AIM:
Write out each line of the listing as it stands, without the images.

GIVEN DATA:
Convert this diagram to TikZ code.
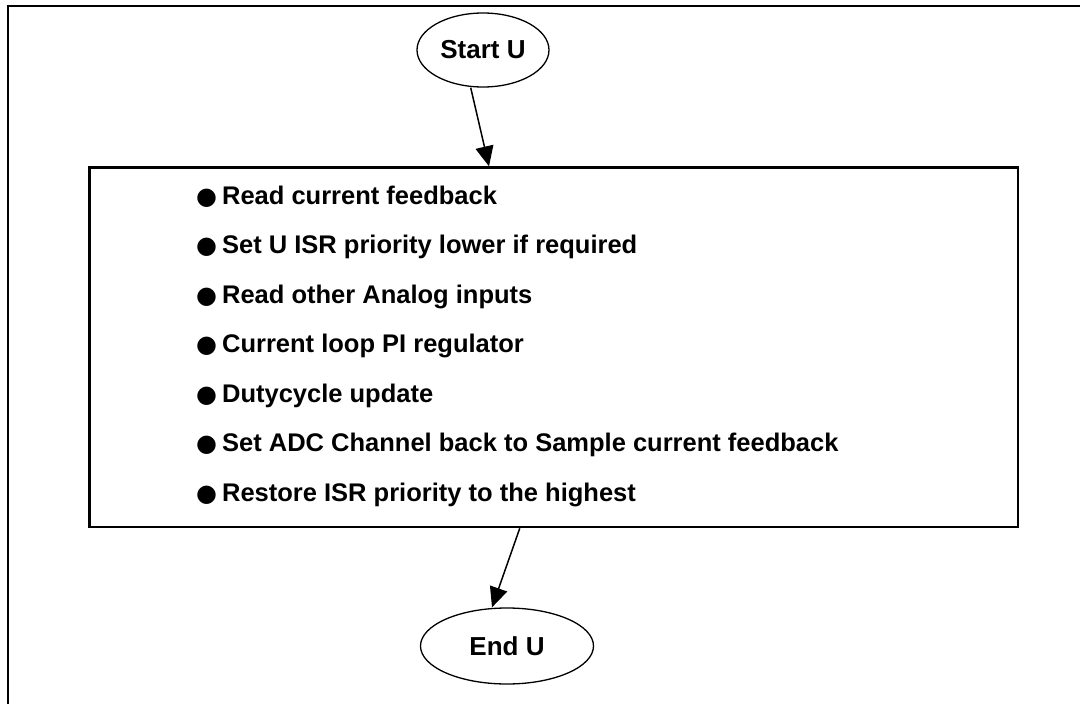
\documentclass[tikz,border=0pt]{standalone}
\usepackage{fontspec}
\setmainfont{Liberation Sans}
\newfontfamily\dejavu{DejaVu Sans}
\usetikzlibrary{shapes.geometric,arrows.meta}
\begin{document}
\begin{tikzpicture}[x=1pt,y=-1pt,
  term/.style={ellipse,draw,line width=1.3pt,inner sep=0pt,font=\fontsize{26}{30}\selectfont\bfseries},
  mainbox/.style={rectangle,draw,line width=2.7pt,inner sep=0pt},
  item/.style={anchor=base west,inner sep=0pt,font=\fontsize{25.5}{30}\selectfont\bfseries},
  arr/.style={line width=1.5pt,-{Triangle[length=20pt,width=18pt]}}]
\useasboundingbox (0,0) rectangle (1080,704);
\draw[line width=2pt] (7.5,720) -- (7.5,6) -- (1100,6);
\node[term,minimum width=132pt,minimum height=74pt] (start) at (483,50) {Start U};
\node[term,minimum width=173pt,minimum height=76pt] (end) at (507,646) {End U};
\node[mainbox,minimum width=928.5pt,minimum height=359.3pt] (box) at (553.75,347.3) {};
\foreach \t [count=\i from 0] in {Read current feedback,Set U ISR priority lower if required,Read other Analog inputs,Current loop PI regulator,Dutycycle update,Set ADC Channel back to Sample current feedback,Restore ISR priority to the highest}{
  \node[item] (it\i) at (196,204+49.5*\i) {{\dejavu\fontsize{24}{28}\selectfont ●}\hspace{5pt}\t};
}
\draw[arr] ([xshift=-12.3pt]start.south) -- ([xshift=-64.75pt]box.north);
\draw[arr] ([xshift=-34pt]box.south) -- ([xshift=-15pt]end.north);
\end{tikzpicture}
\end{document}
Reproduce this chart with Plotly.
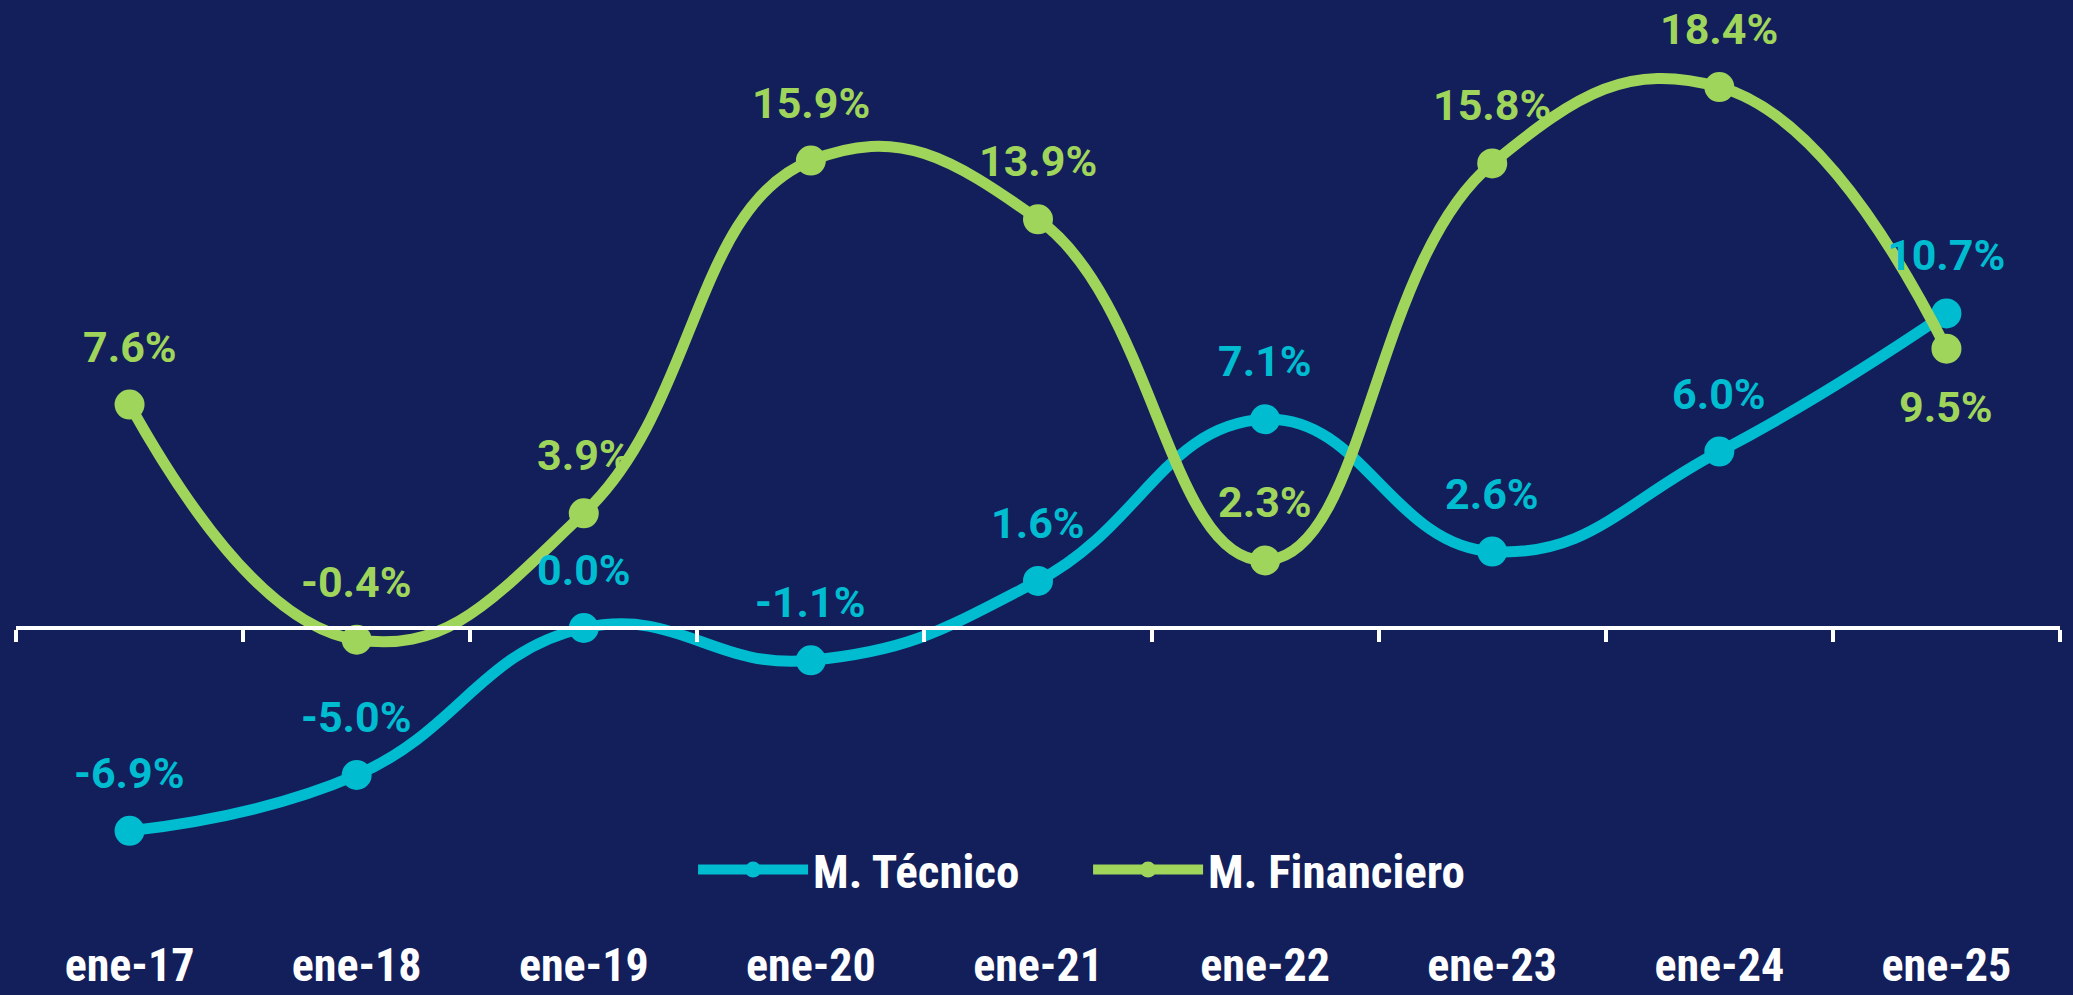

SOLVED EXERCISE:
Convert this diagram to TikZ code.
\documentclass[tikz,border=0pt]{standalone}
\usepackage{fontspec}
\setmainfont{Liberation Sans}
\newfontfamily\dejavu{DejaVu Sans}
\usetikzlibrary{shapes.geometric,arrows.meta}
\begin{document}
\begin{tikzpicture}[x=1pt,y=-1pt,
  term/.style={ellipse,draw,line width=1.3pt,inner sep=0pt,font=\fontsize{26}{30}\selectfont\bfseries},
  mainbox/.style={rectangle,draw,line width=2.7pt,inner sep=0pt},
  item/.style={anchor=base west,inner sep=0pt,font=\fontsize{25.5}{30}\selectfont\bfseries},
  arr/.style={line width=1.5pt,-{Triangle[length=20pt,width=18pt]}}]
\useasboundingbox (0,0) rectangle (1080,704);
\draw[line width=2pt] (7.5,720) -- (7.5,6) -- (1100,6);
\node[term,minimum width=132pt,minimum height=74pt] (start) at (483,50) {Start U};
\node[term,minimum width=173pt,minimum height=76pt] (end) at (507,646) {End U};
\node[mainbox,minimum width=928.5pt,minimum height=359.3pt] (box) at (553.75,347.3) {};
\foreach \t [count=\i from 0] in {Read current feedback,Set U ISR priority lower if required,Read other Analog inputs,Current loop PI regulator,Dutycycle update,Set ADC Channel back to Sample current feedback,Restore ISR priority to the highest}{
  \node[item] (it\i) at (196,204+49.5*\i) {{\dejavu\fontsize{24}{28}\selectfont ●}\hspace{5pt}\t};
}
\draw[arr] ([xshift=-12.3pt]start.south) -- ([xshift=-64.75pt]box.north);
\draw[arr] ([xshift=-34pt]box.south) -- ([xshift=-15pt]end.north);
\end{tikzpicture}
\end{document}
Reproduce this chart with Plotly.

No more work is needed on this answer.